## Do this
Skip all pictures. Write out the data below from its first line through the line that contains "N_RATES = [2.5, 5, 10, 20]".

## Available data
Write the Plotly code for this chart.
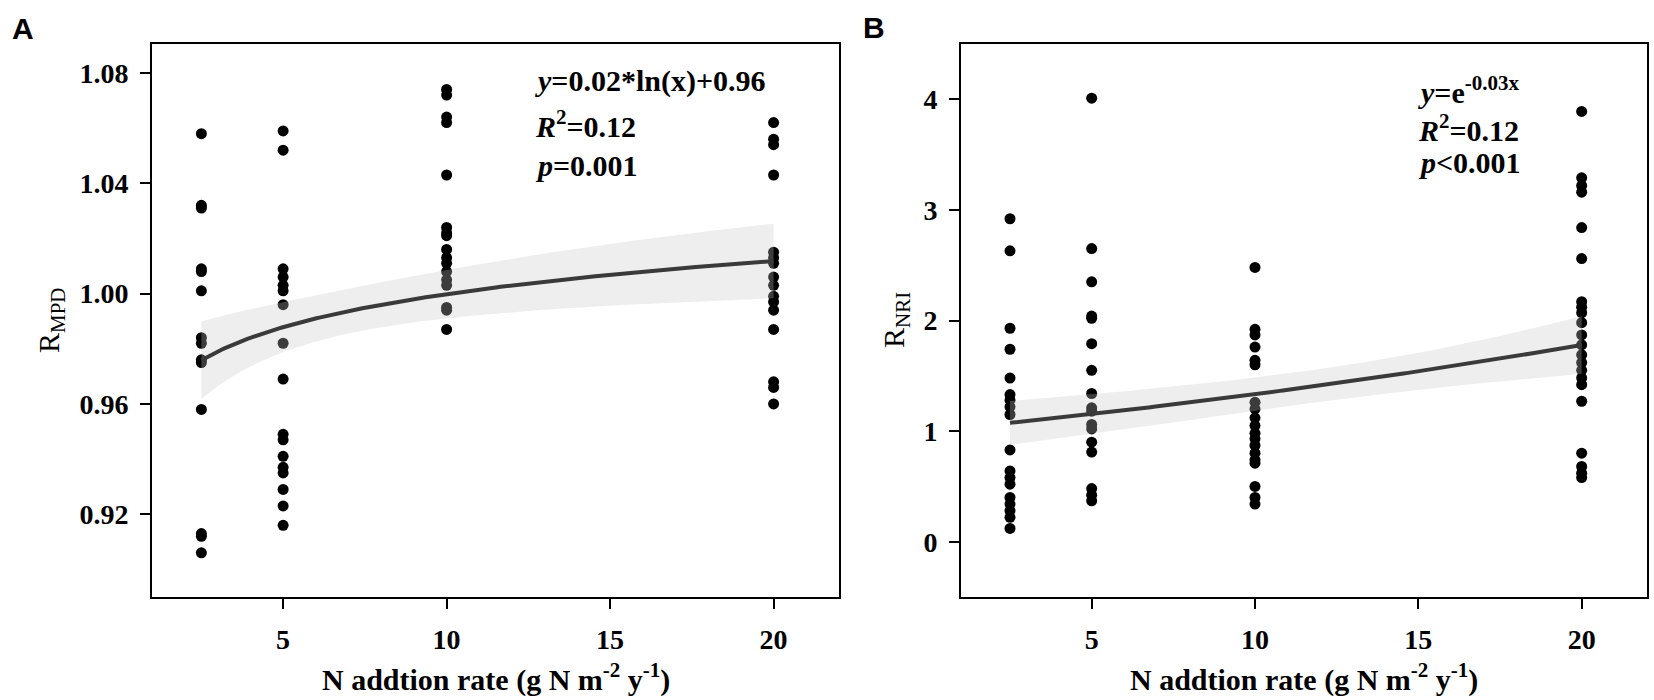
import numpy as np
import plotly.graph_objects as go

W, H = 1654, 700

# ---------------- data ----------------
N_RATES = [2.5, 5, 10, 20]

MPD_25 = [1.058, 1.032, 1.031, 1.009, 1.008, 1.001, 0.984, 0.982, 0.976, 0.975, 0.958, 0.913, 0.912, 0.906]
MPD_5 = [1.059, 1.052, 1.009, 1.006, 1.003, 1.001, 0.996, 0.982, 0.969, 0.949, 0.947, 0.941, 0.937,
         0.935, 0.929, 0.923, 0.916]
MPD_10 = [1.074, 1.072, 1.064, 1.062, 1.043, 1.024, 1.022, 1.021, 1.016, 1.013, 1.011, 1.008, 1.005,
          1.003, 0.995, 0.994, 0.987]
MPD_20 = [1.062, 1.056, 1.054, 1.043, 1.015, 1.013, 1.011, 1.006, 1.003, 0.999, 0.997, 0.994, 0.987,
          0.968, 0.966, 0.960]

NRI_25 = [2.92, 2.63, 1.93, 1.74, 1.48, 1.33, 1.28, 1.22, 1.15, 0.83, 0.64, 0.58, 0.52, 0.40, 0.34,
          0.28, 0.22, 0.12]
NRI_5 = [4.01, 2.65, 2.35, 2.04, 2.02, 1.79, 1.55, 1.34, 1.21, 1.18, 1.06, 1.02, 0.90, 0.81, 0.48,
         0.42, 0.37]
NRI_10 = [2.48, 1.92, 1.87, 1.76, 1.64, 1.60, 1.26, 1.20, 1.12, 1.05, 0.98, 0.93, 0.87, 0.80, 0.74,
          0.71, 0.50, 0.40, 0.34]
NRI_20 = [3.89, 3.29, 3.22, 3.16, 2.84, 2.56, 2.17, 2.12, 2.07, 1.98, 1.87, 1.78, 1.69, 1.62, 1.55,
          1.48, 1.42, 1.27, 0.80, 0.68, 0.62, 0.58]

# fitted curves as drawn
A_SLOPE, A_INTERCEPT = 0.0173, 0.960     # y = a*ln(x) + b
B_COEF, B_RATE = 1.0, 0.0288             # y = c*exp(r*x)
BAND_Z_A = 1.6
BAND_Z_B = 1.5

X_TICKS = [5, 10, 15, 20]
A_YTICKS = [0.92, 0.96, 1.00, 1.04, 1.08]
B_YTICKS = [0, 1, 2, 3, 4]

A_EQ = ["<i>y</i>=0.02*ln(x)+0.96", "<i>R</i><sup>2</sup>=0.12", "<i>p</i>=0.001"]
B_EQ = ["<i>y</i>=e<sup>-0.03x</sup>", "<i>R</i><sup>2</sup>=0.12", "<i>p</i>&lt;0.001"]
X_TITLE = "N addtion rate (g N m<sup>-2</sup> y<sup>-1</sup>)"
A_YTITLE = "R<sub>MPD</sub>"
B_YTITLE = "R<sub>NRI</sub>"


def stack(groups):
    xs, ys = [], []
    for r, g in zip(N_RATES, groups):
        xs += [r] * len(g)
        ys += list(g)
    return np.array(xs, float), np.array(ys, float)


xa, ya = stack([MPD_25, MPD_5, MPD_10, MPD_20])
xb, yb = stack([NRI_25, NRI_5, NRI_10, NRI_20])

xf = np.linspace(min(N_RATES), max(N_RATES), 200)

# panel A: log model and confidence band
lx = np.log(xa)
fit_a = A_SLOPE * np.log(xf) + A_INTERCEPT
res_a = ya - (A_SLOPE * lx + A_INTERCEPT)
s_a = np.sqrt(np.sum(res_a ** 2) / (len(ya) - 2))
se_a = s_a * np.sqrt(1 / len(ya) + (np.log(xf) - lx.mean()) ** 2 / np.sum((lx - lx.mean()) ** 2))
lo_a, hi_a = fit_a - BAND_Z_A * se_a, fit_a + BAND_Z_A * se_a

# panel B: exponential model and delta-method band
fit_b = B_COEF * np.exp(B_RATE * xf)
res_b = yb - B_COEF * np.exp(B_RATE * xb)
s_b2 = np.sum(res_b ** 2) / (len(yb) - 2)
J = np.column_stack([np.exp(B_RATE * xb), B_COEF * xb * np.exp(B_RATE * xb)])
cov = s_b2 * np.linalg.inv(J.T @ J)
G = np.column_stack([np.exp(B_RATE * xf), B_COEF * xf * np.exp(B_RATE * xf)])
se_b = np.sqrt(np.einsum("ij,jk,ik->i", G, cov, G))
lo_b, hi_b = fit_b - BAND_Z_B * se_b, fit_b + BAND_Z_B * se_b

# ---------------- figure ----------------
SERIF = "Liberation Serif"
SANS = "Liberation Sans"
fig = go.Figure()


def add_panel(xp, yp, fit, lo, hi, xa_name, ya_name):
    fig.add_trace(go.Scatter(x=xp, y=yp, mode="markers", xaxis=xa_name, yaxis=ya_name,
                             marker=dict(color="black", size=11), hoverinfo="skip"))
    fig.add_trace(go.Scatter(x=np.concatenate([xf, xf[::-1]]), y=np.concatenate([hi, lo[::-1]]),
                             mode="lines", fill="toself", fillcolor="rgba(200,200,200,0.30)",
                             line=dict(width=0), xaxis=xa_name, yaxis=ya_name, hoverinfo="skip"))
    fig.add_trace(go.Scatter(x=xf, y=fit, mode="lines", line=dict(color="#3a3a3a", width=4),
                             xaxis=xa_name, yaxis=ya_name, hoverinfo="skip"))


add_panel(xa, ya, fit_a, lo_a, hi_a, "x", "y")
add_panel(xb, yb, fit_b, lo_b, hi_b, "x2", "y2")

y_dom = [1 - 597 / H, 1 - 44 / H]
axis_common = dict(showgrid=False, zeroline=False, showline=True, linecolor="black", linewidth=2,
                   mirror=True, ticks="outside", ticklen=10, tickwidth=2, tickcolor="black",
                   tickfont=dict(family=SERIF, size=28, color="black", weight="bold"))

fig.update_layout(
    width=W, height=H, margin=dict(l=0, r=0, t=0, b=0),
    paper_bgcolor="white", plot_bgcolor="white", showlegend=False,
    xaxis=dict(domain=[152 / W, 839 / W], range=[0.99, 22.0], tickvals=X_TICKS,
               anchor="y", ticklabelstandoff=6, **axis_common),
    yaxis=dict(domain=y_dom, range=[0.890, 1.0905], tickvals=A_YTICKS,
               ticktext=[f"{v:.2f}" for v in A_YTICKS], anchor="x", ticklabelstandoff=6,
               **axis_common),
    xaxis2=dict(domain=[961 / W, 1647 / W], range=[1.0, 22.0], tickvals=X_TICKS,
                anchor="y2", ticklabelstandoff=6, **axis_common),
    yaxis2=dict(domain=y_dom, range=[-0.5, 4.5], tickvals=B_YTICKS,
                ticktext=[str(v) for v in B_YTICKS], anchor="x2", ticklabelstandoff=6,
                **axis_common),
)


def ann(text, px, py, size, family=SERIF, bold=True, xanchor="left", yanchor="middle", angle=0):
    fig.add_annotation(text=text, x=px / W, y=1 - py / H, xref="paper", yref="paper",
                       showarrow=False, xanchor=xanchor, yanchor=yanchor, textangle=angle,
                       font=dict(family=family, size=size, color="black",
                                 weight="bold" if bold else "normal"))


# equations
for txt, py in zip(A_EQ, [81, 124, 165]):
    ann(txt, 533, py, 30)
for txt, py in zip(B_EQ, [90, 128, 162]):
    ann(txt, 1416, py, 30)

# axis titles
ann(X_TITLE, (152 + 839) / 2, 699, 30, xanchor="center", yanchor="bottom")
ann(X_TITLE, (961 + 1647) / 2, 699, 30, xanchor="center", yanchor="bottom")
ann(A_YTITLE, 51, 320, 30, bold=False, xanchor="center", angle=-90)
ann(B_YTITLE, 896, 320, 30, bold=False, xanchor="center", angle=-90)

# panel letters
ann("A", 23, 29, 30, family=SANS, xanchor="center")
ann("B", 874, 27, 30, family=SANS, xanchor="center")

fig.write_html("out.html", config={"displayModeBar": False},
               post_script="document.body.style.margin='0';document.body.style.overflow='hidden';")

## Exercise solution
Write the Plotly code for this chart.
import numpy as np
import plotly.graph_objects as go

W, H = 1654, 700

# ---------------- data ----------------
N_RATES = [2.5, 5, 10, 20]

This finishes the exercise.